Please give the data below again in full, exactly as it stands.

-- Provided material start --

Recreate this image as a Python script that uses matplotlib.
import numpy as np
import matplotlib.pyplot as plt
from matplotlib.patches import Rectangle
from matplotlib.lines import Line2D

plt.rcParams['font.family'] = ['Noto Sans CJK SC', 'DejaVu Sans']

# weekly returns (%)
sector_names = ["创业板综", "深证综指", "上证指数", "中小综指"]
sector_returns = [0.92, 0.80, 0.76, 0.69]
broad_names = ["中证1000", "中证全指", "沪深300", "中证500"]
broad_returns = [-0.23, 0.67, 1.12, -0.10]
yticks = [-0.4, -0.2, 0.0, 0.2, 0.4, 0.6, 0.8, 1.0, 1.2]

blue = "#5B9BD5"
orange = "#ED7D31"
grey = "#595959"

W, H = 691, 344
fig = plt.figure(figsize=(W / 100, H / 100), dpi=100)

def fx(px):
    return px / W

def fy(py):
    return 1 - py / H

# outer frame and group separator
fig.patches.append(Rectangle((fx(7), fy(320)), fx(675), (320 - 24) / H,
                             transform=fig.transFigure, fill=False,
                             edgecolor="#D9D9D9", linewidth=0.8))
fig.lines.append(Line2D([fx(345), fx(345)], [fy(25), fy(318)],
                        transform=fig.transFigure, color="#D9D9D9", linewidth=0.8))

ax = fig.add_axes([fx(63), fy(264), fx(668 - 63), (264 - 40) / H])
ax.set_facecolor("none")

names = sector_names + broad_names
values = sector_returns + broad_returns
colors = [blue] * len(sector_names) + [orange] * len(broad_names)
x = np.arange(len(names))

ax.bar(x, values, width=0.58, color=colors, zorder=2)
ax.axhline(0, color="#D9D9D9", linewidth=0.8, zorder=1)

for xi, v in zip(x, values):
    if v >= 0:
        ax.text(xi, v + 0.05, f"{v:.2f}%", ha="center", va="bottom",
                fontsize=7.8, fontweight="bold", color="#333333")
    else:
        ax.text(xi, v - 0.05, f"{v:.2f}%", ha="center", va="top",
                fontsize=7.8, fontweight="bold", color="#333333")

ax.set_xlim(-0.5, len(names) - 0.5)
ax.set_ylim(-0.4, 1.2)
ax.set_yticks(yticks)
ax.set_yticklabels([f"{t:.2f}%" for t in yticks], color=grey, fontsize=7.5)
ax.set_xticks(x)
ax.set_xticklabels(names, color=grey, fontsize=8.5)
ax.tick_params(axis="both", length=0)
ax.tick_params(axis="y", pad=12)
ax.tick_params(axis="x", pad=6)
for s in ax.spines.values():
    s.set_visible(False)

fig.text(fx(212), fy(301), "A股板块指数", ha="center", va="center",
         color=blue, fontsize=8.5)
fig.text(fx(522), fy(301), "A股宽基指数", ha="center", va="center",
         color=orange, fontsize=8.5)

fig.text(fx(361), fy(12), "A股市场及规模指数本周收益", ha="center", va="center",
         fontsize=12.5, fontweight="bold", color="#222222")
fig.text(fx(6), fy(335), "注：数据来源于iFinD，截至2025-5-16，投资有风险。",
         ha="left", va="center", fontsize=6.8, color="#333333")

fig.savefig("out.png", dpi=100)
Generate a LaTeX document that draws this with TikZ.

-- Provided material end --

→ Response to this exercise
Recreate this image as a Python script that uses matplotlib.
import numpy as np
import matplotlib.pyplot as plt
from matplotlib.patches import Rectangle
from matplotlib.lines import Line2D

plt.rcParams['font.family'] = ['Noto Sans CJK SC', 'DejaVu Sans']

# weekly returns (%)
sector_names = ["创业板综", "深证综指", "上证指数", "中小综指"]
sector_returns = [0.92, 0.80, 0.76, 0.69]
broad_names = ["中证1000", "中证全指", "沪深300", "中证500"]
broad_returns = [-0.23, 0.67, 1.12, -0.10]
yticks = [-0.4, -0.2, 0.0, 0.2, 0.4, 0.6, 0.8, 1.0, 1.2]

blue = "#5B9BD5"
orange = "#ED7D31"
grey = "#595959"

W, H = 691, 344
fig = plt.figure(figsize=(W / 100, H / 100), dpi=100)

def fx(px):
    return px / W

def fy(py):
    return 1 - py / H

# outer frame and group separator
fig.patches.append(Rectangle((fx(7), fy(320)), fx(675), (320 - 24) / H,
                             transform=fig.transFigure, fill=False,
                             edgecolor="#D9D9D9", linewidth=0.8))
fig.lines.append(Line2D([fx(345), fx(345)], [fy(25), fy(318)],
                        transform=fig.transFigure, color="#D9D9D9", linewidth=0.8))

ax = fig.add_axes([fx(63), fy(264), fx(668 - 63), (264 - 40) / H])
ax.set_facecolor("none")

names = sector_names + broad_names
values = sector_returns + broad_returns
colors = [blue] * len(sector_names) + [orange] * len(broad_names)
x = np.arange(len(names))

ax.bar(x, values, width=0.58, color=colors, zorder=2)
ax.axhline(0, color="#D9D9D9", linewidth=0.8, zorder=1)

for xi, v in zip(x, values):
    if v >= 0:
        ax.text(xi, v + 0.05, f"{v:.2f}%", ha="center", va="bottom",
                fontsize=7.8, fontweight="bold", color="#333333")
    else:
        ax.text(xi, v - 0.05, f"{v:.2f}%", ha="center", va="top",
                fontsize=7.8, fontweight="bold", color="#333333")

ax.set_xlim(-0.5, len(names) - 0.5)
ax.set_ylim(-0.4, 1.2)
ax.set_yticks(yticks)
ax.set_yticklabels([f"{t:.2f}%" for t in yticks], color=grey, fontsize=7.5)
ax.set_xticks(x)
ax.set_xticklabels(names, color=grey, fontsize=8.5)
ax.tick_params(axis="both", length=0)
ax.tick_params(axis="y", pad=12)
ax.tick_params(axis="x", pad=6)
for s in ax.spines.values():
    s.set_visible(False)

fig.text(fx(212), fy(301), "A股板块指数", ha="center", va="center",
         color=blue, fontsize=8.5)
fig.text(fx(522), fy(301), "A股宽基指数", ha="center", va="center",
         color=orange, fontsize=8.5)

fig.text(fx(361), fy(12), "A股市场及规模指数本周收益", ha="center", va="center",
         fontsize=12.5, fontweight="bold", color="#222222")
fig.text(fx(6), fy(335), "注：数据来源于iFinD，截至2025-5-16，投资有风险。",
         ha="left", va="center", fontsize=6.8, color="#333333")

fig.savefig("out.png", dpi=100)
Generate a LaTeX document that draws this with TikZ.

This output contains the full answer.